Highlighted by the “The Gambler,” a par 5 featuring an alternate island fairway, King’s North is one of Myrtle Beach’s most recognizable layouts.

With the level of familiarity King’s North enjoys can come the idea that you’ve been there, done that in a market with as many choices as Myrtle Beach provides. Don’t make that mistake on the area’s most popular Arnold Palmer design.

If the fact King’s North is a top 10 Myrtle Beach course and one of South Carolina’s best isn’t enough impetus to play, here are five reasons a return to the course should be part of your golf trip.

– Whether it’s the island green 12th hole with its “SC” bunkers or the par 4 18th, which has more than 40 traps, King’s North never fails to inspire discussion. ThereKing's North at Myrtle Beach National Golf Club are opportunities for eagle and holes you will be holding on for dear life. Golfers get to experience a little bit of everything and that’s a big part of the course’s appeal

– In golf, difficulty is often associated with quality, but King’s North is a high-level layout that gives players a chance to score. That’s not to say the course is easy, but it is very fair. This isn’t place golfers complain about being “unlucky” at.

– The par 5 No. 6 (AKA The Gambler) is one of Myrtle Beach’s most famed risk-reward holes but it may not be the toughest decision players have to make.
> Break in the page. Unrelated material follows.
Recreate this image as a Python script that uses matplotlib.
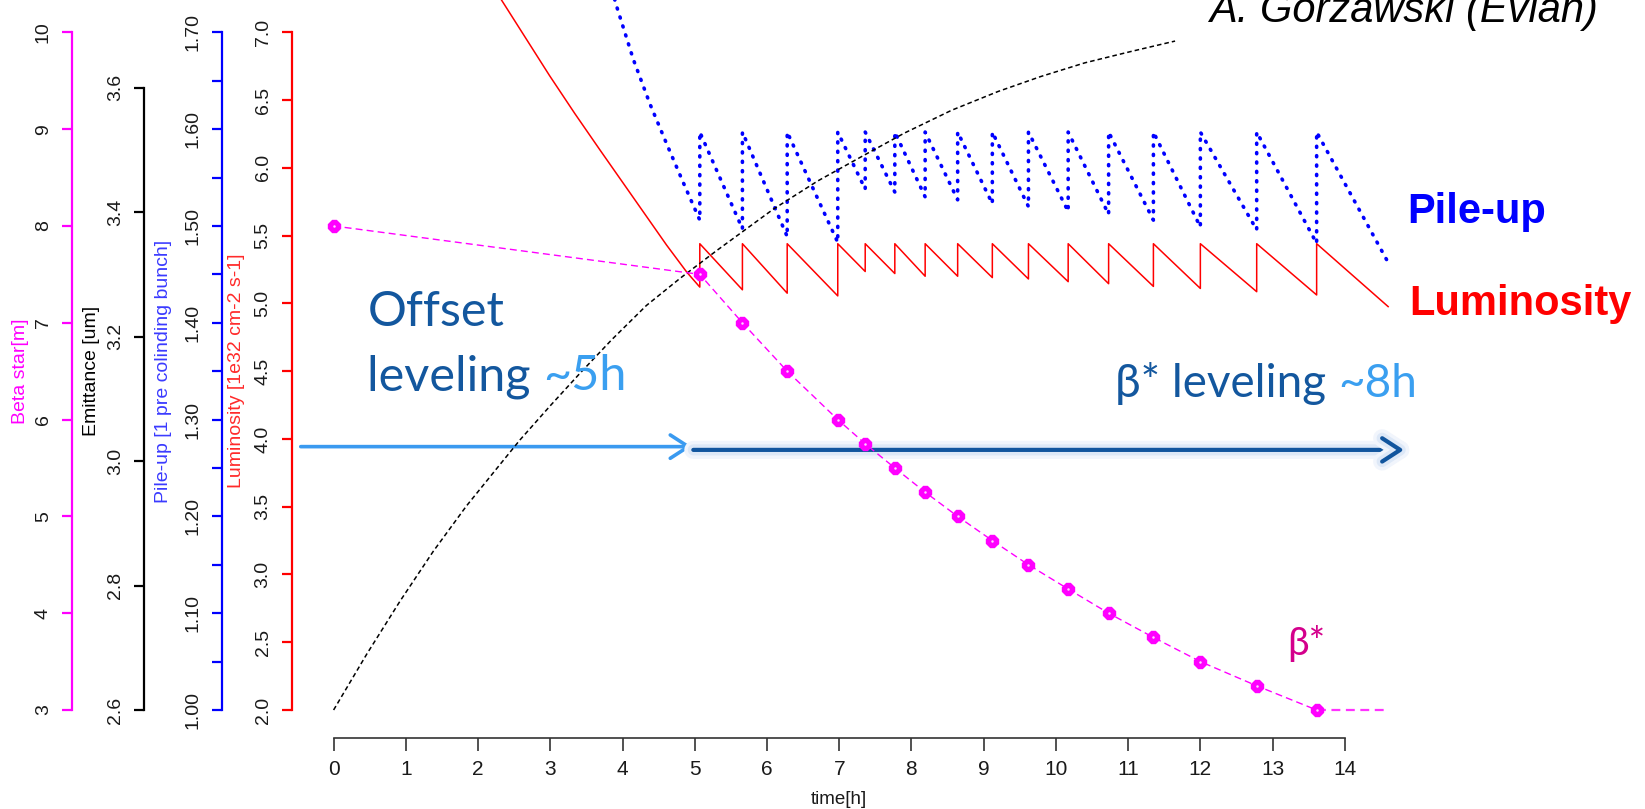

The 319-yard (all distances from white tees), par 4 third hole demands players decide how aggressive they want to be off the tee. Every tee shot has to carry a lake and players that take an aggressive line have just 260 yards to the green, but there is little margin for error as water, pine trees or a waste bunker await shots struck anything less than perfectly. A waste bunker that dissects the fairway complicates the tee shot for those inclined to play conservatively. That bunker is a no-man’s land; you either take an aggressive swing at the green or layup 120 yards back to avoid the sand. It’s a great risk-reward hole and it’s a decision every player must confront.

– If you want to go low at King’s North, you have to survive holes 13, 14 and 15, a pair of meaty par 4s followed by a par 5 that is the course’s No. 1 handicap hole. If you can draw the ball off the tee, holes 13 and 14, both dogleg lefts, will play a little easier. The 14th is 384 yards on the scorecard, but it could play much longer, especially if your tee shot drifts right, and you may have to carry pine trees, water and sand on the approach. The draw that will serve you so well on the two previous holes, could take your ball OB on the 15th, a 487-yard par 5. There is a waste bunker and woods along the left side and you don’t want to be near of them. Survive this three-hole stretch and a great finish could await.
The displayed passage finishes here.